Piranha is shameless Saturday night entertainment to be consumed with your poison of choice and as many friends as you can lay hands on. Does it lodge itself in your memory banks for any discernible length of time afterwards? Of course not, although the image of those two disrobed divas wriggling around sub-aqua like a pair of excitable guppies may well become your mind’s wallpaper for the foreseeable. However, his remake does more than enough to satisfy both newcomers and retro-junkies alike, which surely equates to job well and truly done in my book. Keep ’em coming Aja.

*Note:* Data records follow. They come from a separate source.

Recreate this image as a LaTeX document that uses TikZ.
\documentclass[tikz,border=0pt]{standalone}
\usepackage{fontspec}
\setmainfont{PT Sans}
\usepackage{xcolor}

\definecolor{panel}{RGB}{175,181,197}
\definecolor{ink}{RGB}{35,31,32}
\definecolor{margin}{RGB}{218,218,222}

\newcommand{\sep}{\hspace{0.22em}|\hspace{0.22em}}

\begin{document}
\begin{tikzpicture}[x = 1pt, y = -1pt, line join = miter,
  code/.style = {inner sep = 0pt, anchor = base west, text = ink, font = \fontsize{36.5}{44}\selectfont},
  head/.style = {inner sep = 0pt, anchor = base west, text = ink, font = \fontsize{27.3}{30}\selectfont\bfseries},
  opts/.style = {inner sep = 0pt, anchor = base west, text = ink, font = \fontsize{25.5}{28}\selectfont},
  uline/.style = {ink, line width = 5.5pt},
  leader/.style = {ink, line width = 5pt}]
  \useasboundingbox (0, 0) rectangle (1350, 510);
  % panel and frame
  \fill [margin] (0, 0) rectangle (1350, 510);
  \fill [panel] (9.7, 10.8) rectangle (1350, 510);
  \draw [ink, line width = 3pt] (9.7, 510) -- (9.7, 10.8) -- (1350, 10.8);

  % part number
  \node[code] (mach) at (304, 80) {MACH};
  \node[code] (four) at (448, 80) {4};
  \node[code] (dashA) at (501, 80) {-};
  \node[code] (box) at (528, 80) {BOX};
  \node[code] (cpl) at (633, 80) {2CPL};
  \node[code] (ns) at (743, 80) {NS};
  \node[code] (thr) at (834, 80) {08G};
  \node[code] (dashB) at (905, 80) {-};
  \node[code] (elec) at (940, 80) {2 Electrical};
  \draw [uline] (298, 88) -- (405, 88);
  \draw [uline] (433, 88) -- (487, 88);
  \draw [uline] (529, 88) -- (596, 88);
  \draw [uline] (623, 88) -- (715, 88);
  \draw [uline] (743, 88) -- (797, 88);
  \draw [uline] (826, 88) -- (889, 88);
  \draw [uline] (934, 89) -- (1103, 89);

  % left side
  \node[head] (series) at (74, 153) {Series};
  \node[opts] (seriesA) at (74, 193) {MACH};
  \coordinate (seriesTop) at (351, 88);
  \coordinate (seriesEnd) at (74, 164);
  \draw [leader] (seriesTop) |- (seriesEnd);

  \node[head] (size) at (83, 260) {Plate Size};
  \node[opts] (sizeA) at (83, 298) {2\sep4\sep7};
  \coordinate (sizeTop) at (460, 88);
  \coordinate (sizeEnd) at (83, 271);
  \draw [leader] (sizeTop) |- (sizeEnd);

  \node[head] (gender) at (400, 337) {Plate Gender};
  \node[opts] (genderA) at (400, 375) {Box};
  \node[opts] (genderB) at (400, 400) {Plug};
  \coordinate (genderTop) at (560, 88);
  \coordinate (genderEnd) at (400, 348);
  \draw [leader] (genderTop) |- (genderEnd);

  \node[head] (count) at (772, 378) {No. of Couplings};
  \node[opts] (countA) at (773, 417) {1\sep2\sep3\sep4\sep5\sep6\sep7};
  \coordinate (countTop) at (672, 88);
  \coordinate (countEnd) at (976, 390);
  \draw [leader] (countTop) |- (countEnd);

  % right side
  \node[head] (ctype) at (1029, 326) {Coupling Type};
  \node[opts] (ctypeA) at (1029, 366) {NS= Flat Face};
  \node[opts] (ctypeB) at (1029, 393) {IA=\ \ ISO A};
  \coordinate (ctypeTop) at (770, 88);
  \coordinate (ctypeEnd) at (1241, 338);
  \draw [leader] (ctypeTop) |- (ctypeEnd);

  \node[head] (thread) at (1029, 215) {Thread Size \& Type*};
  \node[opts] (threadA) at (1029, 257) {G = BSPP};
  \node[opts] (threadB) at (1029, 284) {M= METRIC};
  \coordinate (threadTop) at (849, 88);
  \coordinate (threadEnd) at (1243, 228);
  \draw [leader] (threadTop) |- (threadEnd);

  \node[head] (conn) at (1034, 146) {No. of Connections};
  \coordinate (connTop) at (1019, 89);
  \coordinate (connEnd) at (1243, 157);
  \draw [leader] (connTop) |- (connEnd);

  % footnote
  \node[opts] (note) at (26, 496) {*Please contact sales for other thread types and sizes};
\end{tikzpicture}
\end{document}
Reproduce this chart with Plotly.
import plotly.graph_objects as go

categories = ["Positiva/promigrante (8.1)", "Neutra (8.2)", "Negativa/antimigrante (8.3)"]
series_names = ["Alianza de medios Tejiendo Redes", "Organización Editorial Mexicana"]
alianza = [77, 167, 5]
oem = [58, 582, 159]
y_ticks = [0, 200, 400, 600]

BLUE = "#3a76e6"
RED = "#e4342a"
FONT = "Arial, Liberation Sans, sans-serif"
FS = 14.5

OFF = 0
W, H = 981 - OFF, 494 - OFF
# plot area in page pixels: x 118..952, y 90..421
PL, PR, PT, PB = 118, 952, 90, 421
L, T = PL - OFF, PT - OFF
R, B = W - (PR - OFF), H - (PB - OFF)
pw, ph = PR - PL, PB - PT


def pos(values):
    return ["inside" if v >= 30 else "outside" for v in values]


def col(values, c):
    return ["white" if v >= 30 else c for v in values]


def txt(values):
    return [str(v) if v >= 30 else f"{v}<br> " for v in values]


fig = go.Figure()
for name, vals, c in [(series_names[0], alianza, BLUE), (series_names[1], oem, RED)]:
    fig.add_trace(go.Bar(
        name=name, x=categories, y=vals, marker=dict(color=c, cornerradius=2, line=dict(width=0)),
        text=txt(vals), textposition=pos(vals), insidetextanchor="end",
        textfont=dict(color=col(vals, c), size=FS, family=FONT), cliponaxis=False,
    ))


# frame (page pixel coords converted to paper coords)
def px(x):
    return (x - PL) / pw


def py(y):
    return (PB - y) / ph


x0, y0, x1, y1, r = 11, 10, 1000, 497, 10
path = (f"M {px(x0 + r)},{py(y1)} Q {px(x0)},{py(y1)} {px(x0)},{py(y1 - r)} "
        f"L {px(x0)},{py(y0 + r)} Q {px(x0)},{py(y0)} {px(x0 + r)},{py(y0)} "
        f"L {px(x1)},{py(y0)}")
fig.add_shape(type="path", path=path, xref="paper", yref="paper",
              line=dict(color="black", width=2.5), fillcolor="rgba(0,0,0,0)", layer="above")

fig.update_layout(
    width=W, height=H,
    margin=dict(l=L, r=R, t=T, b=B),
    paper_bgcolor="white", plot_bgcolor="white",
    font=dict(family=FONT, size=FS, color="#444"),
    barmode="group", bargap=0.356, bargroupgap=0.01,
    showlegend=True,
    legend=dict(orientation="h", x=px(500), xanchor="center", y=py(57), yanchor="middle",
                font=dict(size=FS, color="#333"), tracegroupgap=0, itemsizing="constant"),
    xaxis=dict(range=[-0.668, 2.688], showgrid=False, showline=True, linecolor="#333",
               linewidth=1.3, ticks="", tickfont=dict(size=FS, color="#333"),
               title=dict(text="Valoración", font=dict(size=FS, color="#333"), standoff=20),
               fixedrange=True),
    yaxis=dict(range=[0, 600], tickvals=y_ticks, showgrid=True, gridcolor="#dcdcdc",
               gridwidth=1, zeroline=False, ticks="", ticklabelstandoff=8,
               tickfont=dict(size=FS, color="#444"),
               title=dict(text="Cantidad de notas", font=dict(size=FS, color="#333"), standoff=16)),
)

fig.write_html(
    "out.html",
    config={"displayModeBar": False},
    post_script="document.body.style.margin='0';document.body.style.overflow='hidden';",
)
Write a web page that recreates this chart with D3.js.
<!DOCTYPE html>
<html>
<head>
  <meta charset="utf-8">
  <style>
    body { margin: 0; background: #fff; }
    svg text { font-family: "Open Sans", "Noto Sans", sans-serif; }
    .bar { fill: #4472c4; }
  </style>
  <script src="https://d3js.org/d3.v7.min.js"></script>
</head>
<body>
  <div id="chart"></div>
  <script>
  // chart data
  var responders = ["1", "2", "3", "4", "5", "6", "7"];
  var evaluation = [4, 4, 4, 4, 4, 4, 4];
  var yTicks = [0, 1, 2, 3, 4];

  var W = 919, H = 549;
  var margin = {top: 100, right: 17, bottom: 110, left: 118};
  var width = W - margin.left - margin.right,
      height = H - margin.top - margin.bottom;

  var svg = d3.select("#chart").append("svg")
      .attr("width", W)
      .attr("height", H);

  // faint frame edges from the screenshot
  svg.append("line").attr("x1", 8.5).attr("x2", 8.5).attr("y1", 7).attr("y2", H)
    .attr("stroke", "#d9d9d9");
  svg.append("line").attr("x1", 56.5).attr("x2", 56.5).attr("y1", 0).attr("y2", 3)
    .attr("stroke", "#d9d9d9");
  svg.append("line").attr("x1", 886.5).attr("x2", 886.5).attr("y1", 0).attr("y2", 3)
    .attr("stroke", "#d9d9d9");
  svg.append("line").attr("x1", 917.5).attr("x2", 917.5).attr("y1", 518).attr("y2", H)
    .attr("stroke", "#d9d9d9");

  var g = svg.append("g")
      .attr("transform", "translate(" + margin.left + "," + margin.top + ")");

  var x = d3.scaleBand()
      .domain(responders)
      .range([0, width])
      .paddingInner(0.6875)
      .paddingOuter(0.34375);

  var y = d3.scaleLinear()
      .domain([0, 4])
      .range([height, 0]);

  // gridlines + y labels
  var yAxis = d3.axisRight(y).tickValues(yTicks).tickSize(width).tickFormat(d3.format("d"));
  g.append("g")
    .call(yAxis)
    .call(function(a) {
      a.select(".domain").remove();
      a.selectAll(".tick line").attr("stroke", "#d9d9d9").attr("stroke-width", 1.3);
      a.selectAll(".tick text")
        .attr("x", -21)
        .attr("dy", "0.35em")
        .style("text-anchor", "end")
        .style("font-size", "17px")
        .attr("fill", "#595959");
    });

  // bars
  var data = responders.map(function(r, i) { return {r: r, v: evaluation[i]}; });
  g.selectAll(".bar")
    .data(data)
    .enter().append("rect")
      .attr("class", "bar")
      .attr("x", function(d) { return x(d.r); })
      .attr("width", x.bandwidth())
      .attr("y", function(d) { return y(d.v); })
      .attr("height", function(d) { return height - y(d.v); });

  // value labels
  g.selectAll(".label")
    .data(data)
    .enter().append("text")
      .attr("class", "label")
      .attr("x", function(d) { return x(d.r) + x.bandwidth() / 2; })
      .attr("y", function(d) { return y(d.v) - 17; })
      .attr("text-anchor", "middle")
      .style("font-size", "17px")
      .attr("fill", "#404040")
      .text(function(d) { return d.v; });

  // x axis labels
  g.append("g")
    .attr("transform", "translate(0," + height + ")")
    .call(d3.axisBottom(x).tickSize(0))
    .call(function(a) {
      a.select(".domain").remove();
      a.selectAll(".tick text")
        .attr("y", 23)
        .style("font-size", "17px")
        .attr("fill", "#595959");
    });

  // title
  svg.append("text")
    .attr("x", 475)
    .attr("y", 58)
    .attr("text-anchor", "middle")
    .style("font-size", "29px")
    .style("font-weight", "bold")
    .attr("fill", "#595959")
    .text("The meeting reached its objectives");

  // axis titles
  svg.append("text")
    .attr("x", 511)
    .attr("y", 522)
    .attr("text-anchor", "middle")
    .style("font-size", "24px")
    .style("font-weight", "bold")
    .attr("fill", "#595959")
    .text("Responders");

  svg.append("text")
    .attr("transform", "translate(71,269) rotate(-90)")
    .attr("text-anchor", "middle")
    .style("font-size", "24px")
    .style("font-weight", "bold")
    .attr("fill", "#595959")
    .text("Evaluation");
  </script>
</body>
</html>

Crimson Quill’s Judgement: 7/10
Grue Factor: 5/5
For the Grue-Guzzlers and Pelt-Nuzzlers: So what do you get with Piranha with regards to the all-important grue? I’m pleased to report that enough deep red to fill an estuary is the answer and, with Greg Nicotero and Howard Berger supplying the splatter, you just know it’s going to get messy. You can tell Alexandre had a hoot on the shoot as body parts strewn in every direction and gallons of grue for them to marinade in. As for O’Connell, he goes a bit far with his weight loss, which is our gain as the sight of him sprawled out with legs like fleshy pipe cleaners is worth the price of admission alone. As for skin, there is far more bounce than an ounce and Steele and Brook can come paddle in my pool anytime they like.